24.4.22

Apregoar e praticar a liberdade

 


«À medida que o tempo vai apagando o testemunho direto dos que viveram na pele os anos sombrios que antecederam o 25 de Abril, será inevitável que a nossa relação com esse período se torne cada vez mais documental. Poderemos olhar para as estatísticas da escolarização, da proteção no desemprego, da saúde infantil, e perceber o alcance das conquistas de Abril, mas tocaremos cada vez menos o país real que éramos nesse tempo, quando em grande parte do território não havia água canalizada, luz ou esgotos.

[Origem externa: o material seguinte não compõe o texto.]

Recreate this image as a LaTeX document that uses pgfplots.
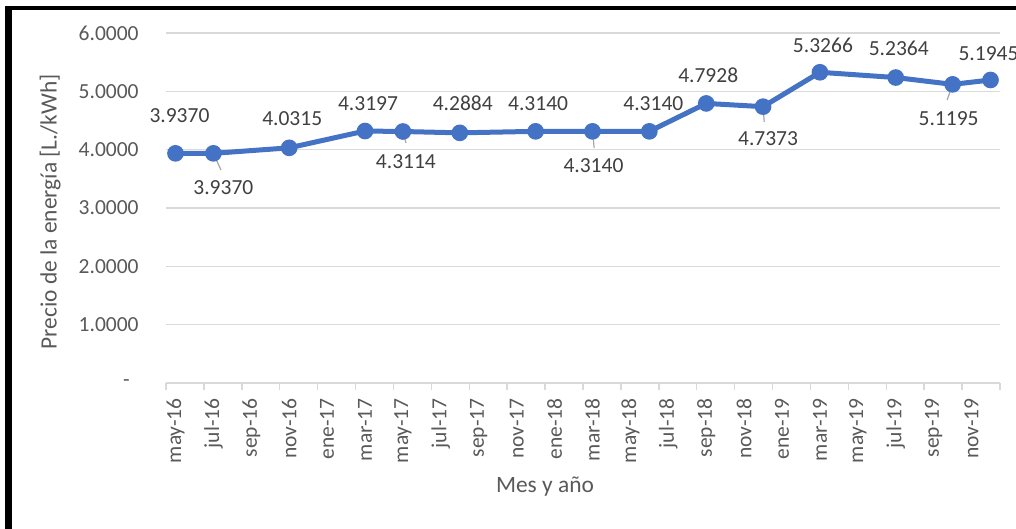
\documentclass[border=0pt]{standalone}
\usepackage{pgfplots}
\pgfplotsset{compat=1.18}
\usepackage{pgfplotstable}
\usepackage{fontspec}
\setmainfont{Carlito}
\definecolor{lineblue}{HTML}{4472C4}
\definecolor{txt}{HTML}{595959}
\definecolor{lbl}{HTML}{404040}
\definecolor{gridc}{HTML}{D9D9D9}
\definecolor{lead}{HTML}{A6A6A6}

\pgfplotstableread{
x y lbl dx dy
0 3.9370 3.9370 2 19
2 3.9370 3.9370 5 -17
6 4.0315 4.0315 1.5 14.5
10 4.3197 4.3197 1.5 13.5
12 4.3114 4.3114 1.5 -15
15 4.2884 4.2884 1.5 15
19 4.3140 4.3140 1.25 14
22 4.3140 4.3140 0.5 -17
25 4.3140 4.3140 2 14
28 4.7928 4.7928 1 14
31 4.7373 4.7373 2.5 -16
34 5.3266 5.3266 1.5 13.5
38 5.2364 5.2364 1.5 14.5
41 5.1195 5.1195 -2 -17
43 5.1945 5.1945 -1 13
}\datatable

\newcommand{\chartfont}{\fontsize{10.75}{13}\selectfont}
\newcommand{\labelfont}{\fontsize{11.7}{14}\selectfont}

\begin{document}
\begin{tikzpicture}
\useasboundingbox (0,0) rectangle (508pt,264.5pt);
\draw[line width=3.3pt] (4.2pt,0) -- (4.2pt,261.5pt);
\draw[line width=2pt] (2.55pt,260.5pt) -- (508pt,260.5pt);
\begin{axis}[
  at={(83pt,73pt)}, anchor=south west,
  scale only axis, width=417pt, height=175pt,
  xmin=-0.5, xmax=43.5, ymin=0, ymax=6,
  clip=false,
  axis x line*=bottom, axis y line*=left,
  y axis line style={draw=none},
  x axis line style={draw=gridc, line width=0.75pt},
  xtick={0,2,...,42},
  xticklabels={may-16,jul-16,sep-16,nov-16,ene-17,mar-17,may-17,jul-17,sep-17,nov-17,ene-18,mar-18,may-18,jul-18,sep-18,nov-18,ene-19,mar-19,may-19,jul-19,sep-19,nov-19},
  minor xtick={-0.5,1.5,...,43.5},
  major tick length=0pt, minor tick length=3.5pt, tick align=outside,
  minor tick style={draw=gridc, line width=0.75pt},
  ytick={0,1,2,3,4,5,6},
  yticklabels={{-\hspace*{4.5pt}},1.0000,2.0000,3.0000,4.0000,5.0000,6.0000},
  ymajorgrids, major grid style={draw=gridc, line width=0.75pt},
  tick label style={font=\chartfont, text=txt},
  xticklabel style={rotate=90, anchor=east, inner xsep=7.5pt, inner ysep=0pt},
  yticklabel style={anchor=east, inner xsep=0pt, xshift=-13.5pt},
  label style={font=\labelfont, text=txt},
  xlabel={Mes y año},
  xlabel style={at={(axis description cs:0.4544,-0.297)}, anchor=center},
  ylabel={Precio de la energía [L./kWh]},
  ylabel style={at={(axis description cs:-0.139,0.489)}, anchor=center},
]
\addplot[lead, line width=0.6pt, forget plot] coordinates {(2,3.937) (2.40,3.652)};
\addplot[lead, line width=0.6pt, forget plot] coordinates {(12,4.3114) (12.16,4.115)};
\addplot[lead, line width=0.6pt, forget plot] coordinates {(22,4.314) (22.09,4.029)};
\addplot[lead, line width=0.6pt, forget plot] coordinates {(31,4.7373) (31.06,4.475)};
\addplot[lead, line width=0.6pt, forget plot] coordinates {(41,5.1195) (40.71,4.852)};
\addplot[
  lineblue, line width=2.5pt, mark=*, mark size=2.9pt,
  mark options={fill=lineblue, draw=none},
  point meta=explicit symbolic,
  visualization depends on={\thisrow{dx} \as \dx},
  visualization depends on={\thisrow{dy} \as \dy},
  nodes near coords,
  every node near coord/.append style={anchor=center, xshift=\dx pt, yshift=\dy pt, font=\chartfont, text=lbl},
] table[x=x, y=y, meta=lbl] {\datatable};
\end{axis}
\end{tikzpicture}
\end{document}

Hoje, parece-nos já ficção a via-sacra das mulheres quando não podiam exercer o comércio sem o consentimento do marido, nem aceder às carreiras da magistratura, diplomática ou militar. Certas profissões implicavam limitação de direitos, como o de casar. Mães solteiras não tinham proteção legal e o Código Penal permitia ao marido matar a mulher em flagrante adultério, sofrendo apenas um curto desterro como consequência.

Sendo inequívocas as portas que Abril abriu, muitas promessas continuam por concretizar. Numa sociedade mais equitativa, na permanente renovação das condições de participação cívica, na aposta efetiva na qualificação e na Cultura. A política é sempre ação, seja ela exercida numa tribuna parlamentar ou na associação de bairro. A liberdade não se apregoa: pratica-se. Celebrar a revolução não é um exercício retórico, muito menos evocativo ou histórico. É o reconhecimento de que tantas liberdades continuam a ser atropeladas, mais ainda num tempo que acreditamos ser de expansão da palavra por via da facilidade de acesso tecnológico a tudo.

Pacheco Pereira sublinha, na entrevista de hoje ao JN e à TSF, a importância insubstituível da mediação, numa altura em que rumores e polémicas ocas das redes são elevadas à categoria de acontecimento. E é frágil o vigor do jornalismo, num setor em crise e desgaste há duas décadas, abalado por debilidades financeiras e por isso exposto ao risco de pressões de toda a natureza. Celebrar Abril é valorizar o direito de informar e ser informado, num exercício imparcial e rigoroso essencial para a democracia. A liberdade, mais uma vez, não se apregoa: pratica-se. Mas por vezes até apregoar é preciso. Para que não nos esqueçamos nunca da fragilidade dos direitos.»